## DATA LINES
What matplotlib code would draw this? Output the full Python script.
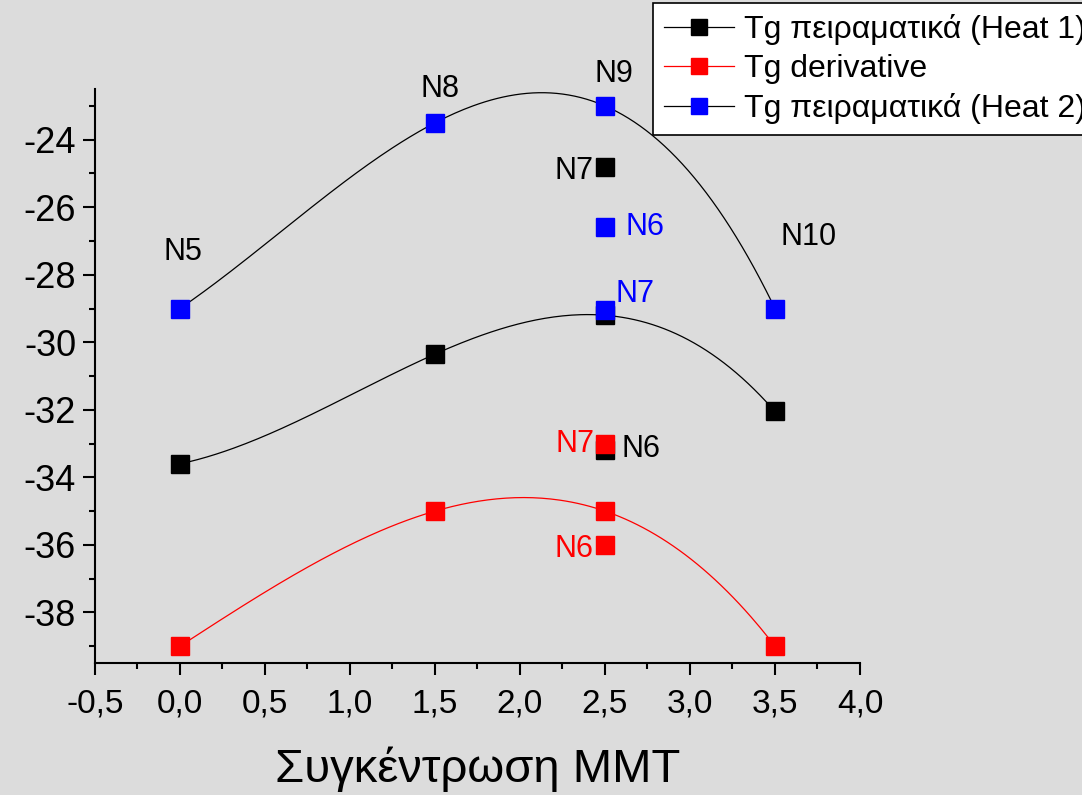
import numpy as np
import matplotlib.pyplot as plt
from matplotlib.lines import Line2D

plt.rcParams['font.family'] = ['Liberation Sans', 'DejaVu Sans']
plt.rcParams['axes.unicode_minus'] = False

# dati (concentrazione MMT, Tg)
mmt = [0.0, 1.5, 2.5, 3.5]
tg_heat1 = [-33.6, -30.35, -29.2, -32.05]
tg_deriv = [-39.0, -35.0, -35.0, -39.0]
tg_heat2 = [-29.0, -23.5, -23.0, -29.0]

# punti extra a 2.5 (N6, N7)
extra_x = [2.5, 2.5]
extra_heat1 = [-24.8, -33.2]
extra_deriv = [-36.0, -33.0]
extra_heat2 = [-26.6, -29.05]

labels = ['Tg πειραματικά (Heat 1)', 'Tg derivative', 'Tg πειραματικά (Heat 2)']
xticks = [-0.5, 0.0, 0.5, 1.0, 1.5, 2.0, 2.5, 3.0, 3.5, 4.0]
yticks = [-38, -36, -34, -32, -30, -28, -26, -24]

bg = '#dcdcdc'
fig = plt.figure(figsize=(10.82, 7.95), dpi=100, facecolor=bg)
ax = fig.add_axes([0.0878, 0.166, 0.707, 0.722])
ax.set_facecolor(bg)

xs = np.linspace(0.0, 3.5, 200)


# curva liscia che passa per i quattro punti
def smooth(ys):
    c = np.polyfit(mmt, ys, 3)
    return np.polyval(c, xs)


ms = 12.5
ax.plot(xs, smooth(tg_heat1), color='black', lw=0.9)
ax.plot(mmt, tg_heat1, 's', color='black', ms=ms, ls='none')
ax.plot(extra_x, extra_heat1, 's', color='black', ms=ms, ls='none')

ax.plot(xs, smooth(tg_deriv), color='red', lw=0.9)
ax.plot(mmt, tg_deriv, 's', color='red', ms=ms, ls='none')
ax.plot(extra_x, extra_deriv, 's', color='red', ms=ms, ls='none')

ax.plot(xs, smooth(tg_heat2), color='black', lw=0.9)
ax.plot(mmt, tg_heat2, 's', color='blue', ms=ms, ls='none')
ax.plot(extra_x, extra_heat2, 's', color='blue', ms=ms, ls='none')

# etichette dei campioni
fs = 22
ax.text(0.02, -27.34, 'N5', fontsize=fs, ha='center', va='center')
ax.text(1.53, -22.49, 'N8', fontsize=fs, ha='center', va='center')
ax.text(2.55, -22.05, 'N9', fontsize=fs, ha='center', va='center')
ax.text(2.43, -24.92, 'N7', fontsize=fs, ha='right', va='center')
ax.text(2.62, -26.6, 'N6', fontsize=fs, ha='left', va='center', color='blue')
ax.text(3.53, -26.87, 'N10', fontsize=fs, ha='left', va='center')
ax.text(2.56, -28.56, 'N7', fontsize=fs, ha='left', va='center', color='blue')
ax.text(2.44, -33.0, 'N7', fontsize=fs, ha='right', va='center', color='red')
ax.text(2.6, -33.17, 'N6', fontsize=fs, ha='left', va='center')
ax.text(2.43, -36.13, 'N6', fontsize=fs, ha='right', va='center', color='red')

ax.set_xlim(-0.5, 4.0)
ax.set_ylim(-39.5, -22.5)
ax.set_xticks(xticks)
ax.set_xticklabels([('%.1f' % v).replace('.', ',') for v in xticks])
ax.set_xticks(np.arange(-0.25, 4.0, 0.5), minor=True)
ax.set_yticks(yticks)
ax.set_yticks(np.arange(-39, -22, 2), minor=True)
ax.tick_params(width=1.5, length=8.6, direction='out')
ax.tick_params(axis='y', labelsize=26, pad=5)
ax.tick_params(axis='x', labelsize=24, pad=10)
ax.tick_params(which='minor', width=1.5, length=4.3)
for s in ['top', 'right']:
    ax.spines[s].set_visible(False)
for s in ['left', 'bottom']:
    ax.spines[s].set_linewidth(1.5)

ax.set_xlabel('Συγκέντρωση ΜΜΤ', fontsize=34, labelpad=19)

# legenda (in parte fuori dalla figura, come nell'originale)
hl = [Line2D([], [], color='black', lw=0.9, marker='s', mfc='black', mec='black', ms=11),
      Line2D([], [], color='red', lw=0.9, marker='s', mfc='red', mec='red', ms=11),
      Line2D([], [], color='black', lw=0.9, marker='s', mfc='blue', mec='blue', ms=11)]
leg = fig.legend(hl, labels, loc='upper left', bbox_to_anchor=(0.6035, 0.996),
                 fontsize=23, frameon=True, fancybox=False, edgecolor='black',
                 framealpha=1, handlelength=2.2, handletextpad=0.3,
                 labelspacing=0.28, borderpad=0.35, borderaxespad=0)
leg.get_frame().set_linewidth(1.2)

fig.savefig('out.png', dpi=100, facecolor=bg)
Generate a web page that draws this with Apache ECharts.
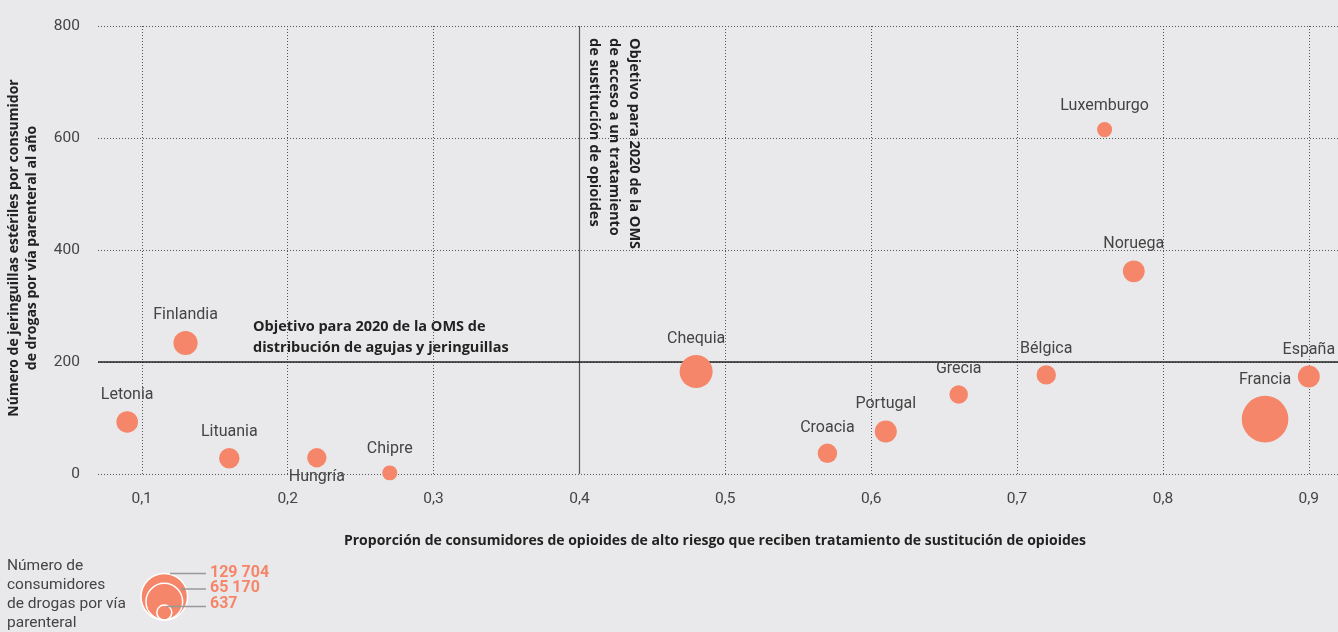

## PROBLEM DETAILS
Reproduce the data above word for word from its first line through the line that holds "extra_heat2, 's', color='blue', ms=ms, ls='none')", both ends included; skip pictures.

## EXERCISE SOLUTION
What matplotlib code would draw this? Output the full Python script.
import numpy as np
import matplotlib.pyplot as plt
from matplotlib.lines import Line2D

plt.rcParams['font.family'] = ['Liberation Sans', 'DejaVu Sans']
plt.rcParams['axes.unicode_minus'] = False

# dati (concentrazione MMT, Tg)
mmt = [0.0, 1.5, 2.5, 3.5]
tg_heat1 = [-33.6, -30.35, -29.2, -32.05]
tg_deriv = [-39.0, -35.0, -35.0, -39.0]
tg_heat2 = [-29.0, -23.5, -23.0, -29.0]

# punti extra a 2.5 (N6, N7)
extra_x = [2.5, 2.5]
extra_heat1 = [-24.8, -33.2]
extra_deriv = [-36.0, -33.0]
extra_heat2 = [-26.6, -29.05]

labels = ['Tg πειραματικά (Heat 1)', 'Tg derivative', 'Tg πειραματικά (Heat 2)']
xticks = [-0.5, 0.0, 0.5, 1.0, 1.5, 2.0, 2.5, 3.0, 3.5, 4.0]
yticks = [-38, -36, -34, -32, -30, -28, -26, -24]

bg = '#dcdcdc'
fig = plt.figure(figsize=(10.82, 7.95), dpi=100, facecolor=bg)
ax = fig.add_axes([0.0878, 0.166, 0.707, 0.722])
ax.set_facecolor(bg)

xs = np.linspace(0.0, 3.5, 200)


# curva liscia che passa per i quattro punti
def smooth(ys):
    c = np.polyfit(mmt, ys, 3)
    return np.polyval(c, xs)


ms = 12.5
ax.plot(xs, smooth(tg_heat1), color='black', lw=0.9)
ax.plot(mmt, tg_heat1, 's', color='black', ms=ms, ls='none')
ax.plot(extra_x, extra_heat1, 's', color='black', ms=ms, ls='none')

ax.plot(xs, smooth(tg_deriv), color='red', lw=0.9)
ax.plot(mmt, tg_deriv, 's', color='red', ms=ms, ls='none')
ax.plot(extra_x, extra_deriv, 's', color='red', ms=ms, ls='none')

ax.plot(xs, smooth(tg_heat2), color='black', lw=0.9)
ax.plot(mmt, tg_heat2, 's', color='blue', ms=ms, ls='none')
ax.plot(extra_x, extra_heat2, 's', color='blue', ms=ms, ls='none')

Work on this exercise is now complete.